Get Rich Slowly posted today about a fantastic way to use an ING sub-account:
create your own extended warranty fund. When you make a purchase, instead of buying the offered extended warranty protection, set aside the
price of that protection in a dedicated ING account. This amount will earn interest over time, and if you end up needing to repair or replace the item, you will have money set aside for just this purpose. The assumption is that, if you do this every time you have the option of purchasing an extended warranty, the account will grow considerably, since the odds of you
needing the warranty protection are low. This assumption that you are unlikely to
use the warranty is exactly why stores offer this protection in the first place: the warranty premium ends up being pure profit in most cases.
This is very similar to what Ms. Loonie is doing by
saving up her tax payment rather than having income tax withheld by her employer.
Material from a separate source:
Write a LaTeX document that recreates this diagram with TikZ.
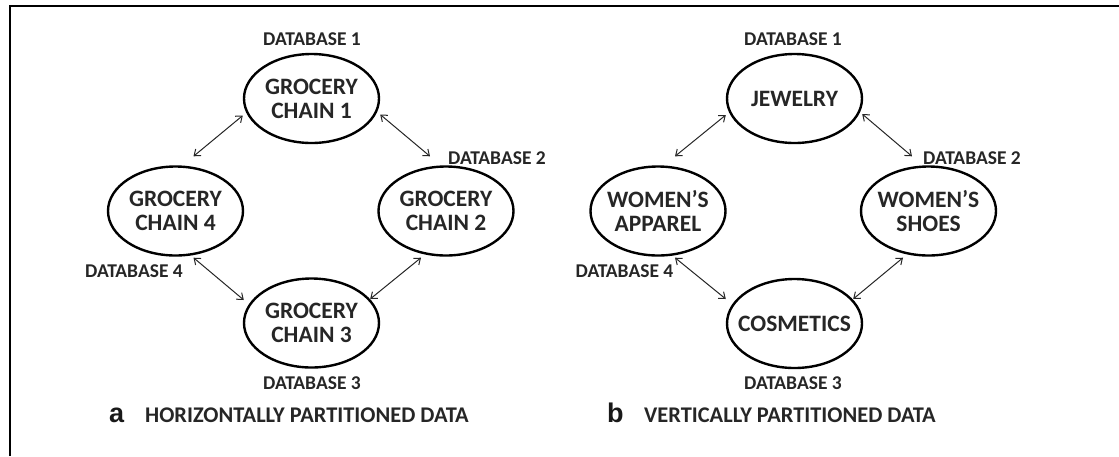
\documentclass[tikz,border=0pt]{standalone}
\usepackage{fontspec}
\setmainfont{Carlito}
\newfontfamily\letterfont{Liberation Sans}
\usetikzlibrary{arrows.meta,shapes.geometric}
\begin{document}
\begin{tikzpicture}[x=1pt,y=-1pt,
  dbox/.style={ellipse,draw=black,line width=2.4pt,minimum width=135pt,minimum height=89pt,
    inner xsep=-20pt,inner ysep=0pt,align=center,text=black!85,font=\fontsize{23.5}{24}\selectfont\bfseries},
  dblabel/.style={inner sep=0pt,text=black!85,font=\fontsize{19.5}{21}\selectfont\bfseries},
  link/.style={{Straight Barb[length=5.5pt,width=8.5pt]}-{Straight Barb[length=5.5pt,width=8.5pt]},
    line width=1pt,draw=black!85},
  captext/.style={inner sep=0pt,anchor=base west,text=black!85,font=\fontsize{22.4}{24}\selectfont\bfseries},
  capletter/.style={inner sep=0pt,anchor=base west,text=black!90,font=\fontsize{27}{28}\selectfont\letterfont\bfseries}
]
\useasboundingbox (0,0) rectangle (1119,456);
\draw[line width=1.6pt] (10,456) -- (10,6) -- (1119,6);

% ---- panel a ----
\node[dbox] (g1) at (311.5,98.5) {GROCERY\\CHAIN 1};
\node[dbox] (g2) at (446,211) {GROCERY\\CHAIN 2};
\node[dbox] (g3) at (311.5,323) {GROCERY\\CHAIN 3};
\node[dbox] (g4) at (175.5,211) {GROCERY\\CHAIN 4};

\node[dblabel] (la1) at (312,39) {DATABASE 1};
\node[dblabel] (la2) at (497,158) {DATABASE 2};
\node[dblabel] (la3) at (312,383) {DATABASE 3};
\node[dblabel] (la4) at (134,271) {DATABASE 4};

\draw[link] ([shift={(0,17)}]g1.west) -- ([shift={(18,-9)}]g4.north);
\draw[link] ([shift={(0,16)}]g1.east) -- ([shift={(-16,-9)}]g2.north);
\draw[link] ([shift={(18,1)}]g4.south) -- ([shift={(1,-23)}]g3.west);
\draw[link] ([shift={(-25,1)}]g2.south) -- ([shift={(-10,-24)}]g3.east);

\node[capletter] (ca) at (109,422) {a};
\node[captext] (ta) at (145,422) {HORIZONTALLY PARTITIONED DATA};

% ---- panel b ----
\node[dbox] (j) at (794.5,98.5) {JEWELRY};
\node[dbox] (ws) at (928.5,211) {WOMEN’S\\SHOES};
\node[dbox] (co) at (794.5,323.5) {COSMETICS};
\node[dbox] (wa) at (658,211) {WOMEN’S\\APPAREL};

\node[dblabel] (lb1) at (793,39) {DATABASE 1};
\node[dblabel] (lb2) at (972,158) {DATABASE 2};
\node[dblabel] (lb3) at (793,383) {DATABASE 3};
\node[dblabel] (lb4) at (624.5,271) {DATABASE 4};

\draw[link] ([shift={(0,16.5)}]j.west) -- ([shift={(17,-9)}]wa.north);
\draw[link] ([shift={(-1,15.5)}]j.east) -- ([shift={(-16.5,-9)}]ws.north);
\draw[link] ([shift={(17,1)}]wa.south) -- ([shift={(0,-24.5)}]co.west);
\draw[link] ([shift={(-25.5,1)}]ws.south) -- ([shift={(-10,-24.5)}]co.east);

\node[capletter] (cb) at (607,422) {b};
\node[captext] (tb) at (644,422) {VERTICALLY PARTITIONED DATA};
\end{tikzpicture}
\end{document}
I really like this idea of paying yourself rather than giving the store an interest free loan (at best) or an outright gift (at worst).
Obviously, the success of this approach hinges on two things:
- You only use the "warranty" account to repair or replace defective items
- The expected failure rate of the item in question is low enough that declining the warranty is a "good bet"
The first point above simply requires diligence on your part. The second point is more up to chance, but some research can help to determine whether the warranty is a good buy. However, even if you end up "losing" the warranty bet, you will still have
some money set aside to pay for the repairs.